Restoring an old, retro or classic car can be a lot of fun. It can also be tedious and cause many headaches. It can be a difficult process looking for a classic car as there are often more faults and therefore more things to look out for. So here is some classic car buying advice that should hopefully make the process a little easier.
To save yourself the time and hardship of costly repairs you should look for leaks under your potential investment before you buy it. Every system on your vehicle which hinges on a liquid has the potential to leak. If a car has been left outside, uncovered for an extended period of time, then there is a good chance that nature has got into the vehicle. Those leaks can translate in to a lot of money. As can bodywork issues – rust, poor repairs or crash damage – and noises from the drivetrain, stub-axles and/or suspension. It’s wise to keep a track of mechanical work necessary to know what should be deducted from the resale value.
The more money that a classic car costs, the better its condition should be. The slightest difference to how a repair has been done can lead to a huge difference in a car’s value. Brand loyalty is not earned as easily as it used to be. If you’re a big fan of a manufacturer’s newest models then you should be able to expect quality in their classics. If it wasn’t a good year in the car’s history then it might wise to walk away.
Finding a trusted seller to buy the classic car from can be a bit of a tricky task. It is often better to buy from dealerships who offer used cars such as buying second hand cars from Bristol Street Motors. This way you are more likely to get a more reliable service and also you have more cover in case anything goes wrong. Of course there is nothing wrong buying privately; you can often find some great bargains. Just make sure you use lots of common sense and if the deals seem too good to be true it usually is!
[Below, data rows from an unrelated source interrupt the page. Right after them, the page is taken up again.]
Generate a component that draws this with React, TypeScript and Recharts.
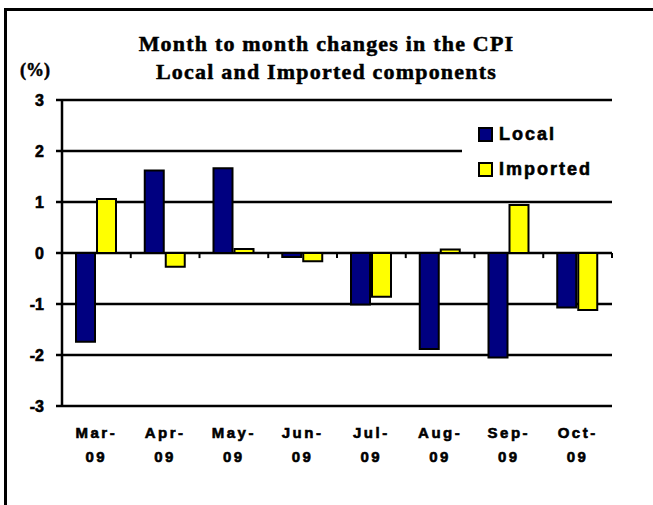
import React from 'react';
import { BarChart, Bar, XAxis, YAxis, CartesianGrid, ReferenceLine } from 'recharts';

const months = ['Mar-09', 'Apr-09', 'May-09', 'Jun-09', 'Jul-09', 'Aug-09', 'Sep-09', 'Oct-09'];
const localChange = [-1.74, 1.62, 1.66, -0.08, -1.01, -1.88, -2.05, -1.07];
const importedChange = [1.06, -0.27, 0.08, -0.16, -0.86, 0.07, 0.94, -1.12];
const yTicks = [-3, -2, -1, 0, 1, 2, 3];

const data = months.map((m, i) => ({ month: m, local: localChange[i], imported: importedChange[i] }));

const series = [
    { key: 'local', name: 'Local', color: '#000080' },
    { key: 'imported', name: 'Imported', color: '#ffff00' },
];

const tickFont = { fontFamily: 'Arial, "Liberation Sans", sans-serif', fontWeight: 'bold' as const };

const MonthTick = (props: any) => {
    const { x, y, payload } = props;
    const [mon, yr] = String(payload.value).split('-');
    return (
        <text x={x} y={y} textAnchor="middle" fill="#000" stroke="#000" strokeWidth={0.6} fontSize={15} style={{ ...tickFont, letterSpacing: 2.5 }}>
            <tspan x={x} dy={24}>{mon + '-'}</tspan>
            <tspan x={x} dy={24}>{yr}</tspan>
        </text>
    );
};

const YTick = (props: any) => {
    const { x, y, payload } = props;
    return (
        <text x={x} y={y} dy={6} textAnchor="end" fill="#000" stroke="#000" strokeWidth={0.6} fontSize={16} style={tickFont}>
            {payload.value}
        </text>
    );
};

const LegendBox = () => (
    <div style={{ position: 'absolute', left: 462, top: 107, width: 150, height: 80, background: '#fff', padding: '10px 0 0 16px', boxSizing: 'border-box' }}>
        {series.map((it) => (
            <div key={it.name} style={{ display: 'flex', alignItems: 'center', height: 35 }}>
                <span style={{ width: 11, height: 11, background: it.color, border: '2px solid #000', marginRight: 6 }} />
                <span style={{ ...tickFont, fontSize: 18, letterSpacing: 2, color: '#000', WebkitTextStroke: '0.6px #000' }}>{it.name}</span>
            </div>
        ))}
    </div>
);

const App = () => {
    return (
        <div style={{ position: 'fixed', left: 0, top: 0, width: 653, height: 505, background: '#fff', overflow: 'hidden' }}>
            <div style={{ position: 'absolute', left: 4, top: 8, width: 700, height: 600, borderTop: '3px solid #000', borderLeft: '3px solid #000' }} />
            <div style={{ position: 'absolute', left: 0, width: 653, top: 30, textAlign: 'center', fontFamily: '"Liberation Serif", "Times New Roman", serif', fontWeight: 'bold', fontSize: 22, letterSpacing: 1.2, lineHeight: '28px', WebkitTextStroke: '0.5px #000' }}>
                <div>Month to month changes in the CPI</div>
                <div>Local and Imported components</div>
            </div>
            <div style={{ position: 'absolute', left: 20, top: 60, fontFamily: '"Liberation Serif", serif', fontWeight: 'bold', fontSize: 18, WebkitTextStroke: '0.5px #000' }}>(%)</div>
            <div style={{ position: 'absolute', left: 0, top: 0 }}>
                <BarChart width={653} height={505} data={data} margin={{ top: 100, right: 41, left: 0, bottom: 39 }} barSize={19} barGap={2}>
                    <CartesianGrid vertical={false} stroke="#000" strokeWidth={2.5} />
                    <XAxis dataKey="month" axisLine={false} tickLine={false} height={60} tick={<MonthTick />} interval={0} />
                    <YAxis
                        domain={[-3, 3]}
                        ticks={yTicks}
                        interval={0}
                        width={62}
                        axisLine={{ stroke: '#000', strokeWidth: 2.5 }}
                        tickLine={{ stroke: '#000', strokeWidth: 2.5 }}
                        tickSize={6}
                        tickMargin={12}
                        tick={<YTick />}
                    />
                    {months.slice(1).map((m) => (
                        <ReferenceLine key={m} segment={[{ x: m, y: 0 }, { x: m, y: -0.1 }]} position="start" stroke="#000" strokeWidth={2} />
                    ))}
                    <ReferenceLine segment={[{ x: months[months.length - 1], y: 0 }, { x: months[months.length - 1], y: -0.1 }]} position="end" stroke="#000" strokeWidth={2} />
                    {series.map((s) => (
                        <Bar key={s.key} dataKey={s.key} name={s.name} fill={s.color} stroke="#000" strokeWidth={2} isAnimationActive={false} />
                    ))}
                </BarChart>
            </div>
            <LegendBox />
        </div>
    );
};

export default App;
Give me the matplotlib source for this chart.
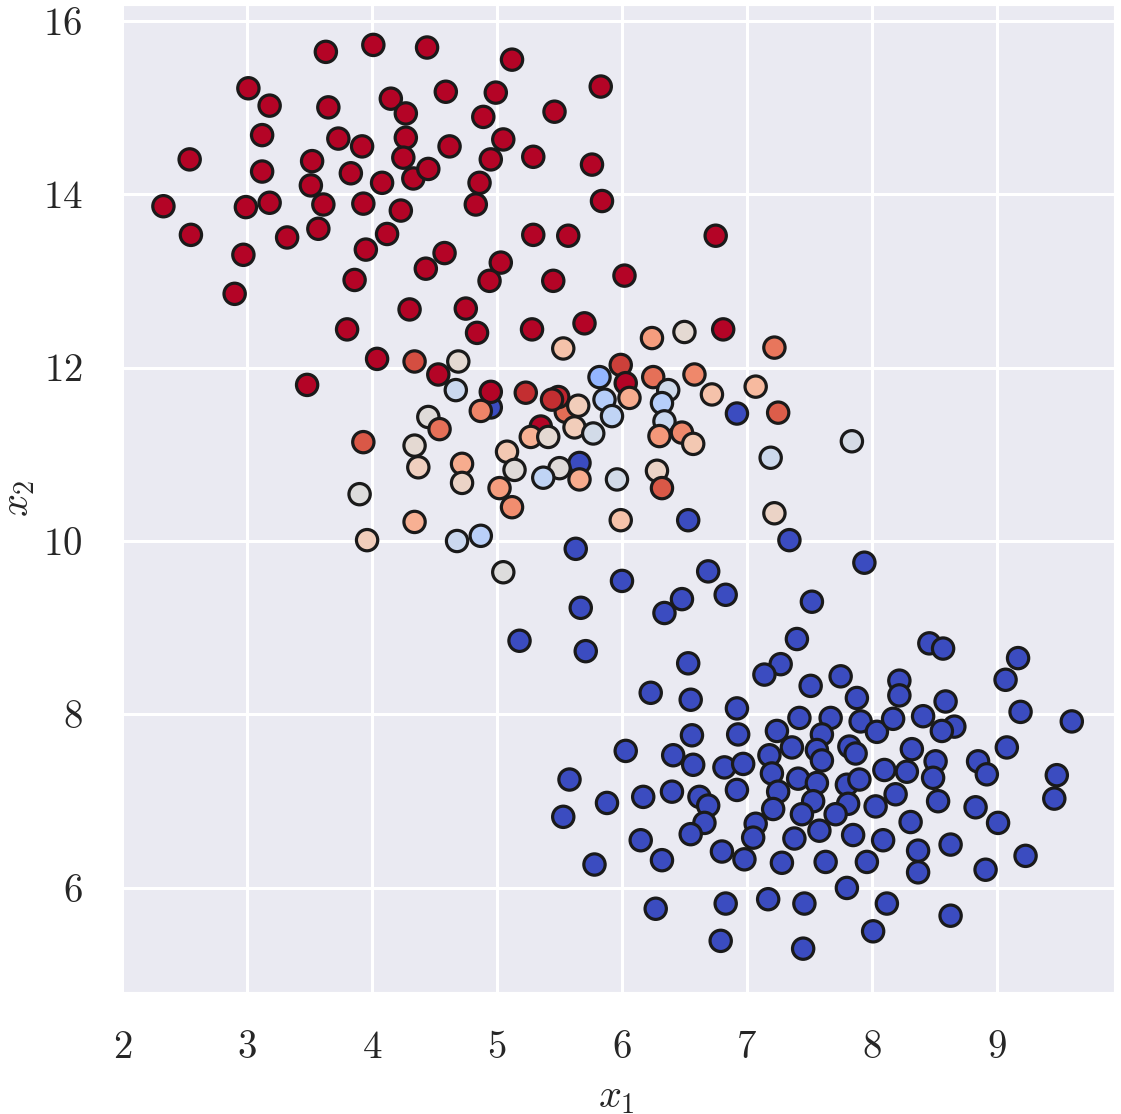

To get a sense of parts availability you can check the ease of sourcing parts at specialist salvage yards, specialist companies and websites, on-line auction sites, classic clubs and autofactors. Talk to a specialist classic club and you will find a good specialist/mechanic who can advise you on what parts you need and roughly how much they should cost.
Obviously the main part of buying a classic car is when you actually view the car itself. Every classic car is different and therefore has its individual common faults and things to look out for. It is sometimes easy to get caught up in the moment when you view a car, but it is so important to do your research first. Make sure you know all the common faults and tell tale signs before you even step foot on the forecourt. This way you will have a more accurate opinion on whether the car is a good purchase or not. Also if you know someone that has experience in classic cars, or a mechanic, it is always wise to bring them along with you.
Buying a classic car is not always a cheap purchase. You have to keep in mind that they are more likely to have faults due to their age and use, therefore they can be more maintenance intensive. Also keep in mind you will have to take it to the garage for an MoT and also routine maintenance such as a car service at Bristol Street if you are not a DIY mechanic. This can all add up over a year and the duration that you own the car – but on the plus side, the value of a good classic won’t suffer from depreciation and in many cases, they are cheaper to insure and tax (especially pre-1973 cars which are free to tax).
Let’s face it owning a classic car can have a huge impact on your life. Putting a smile on your face and passers-by is a price that is worth paying.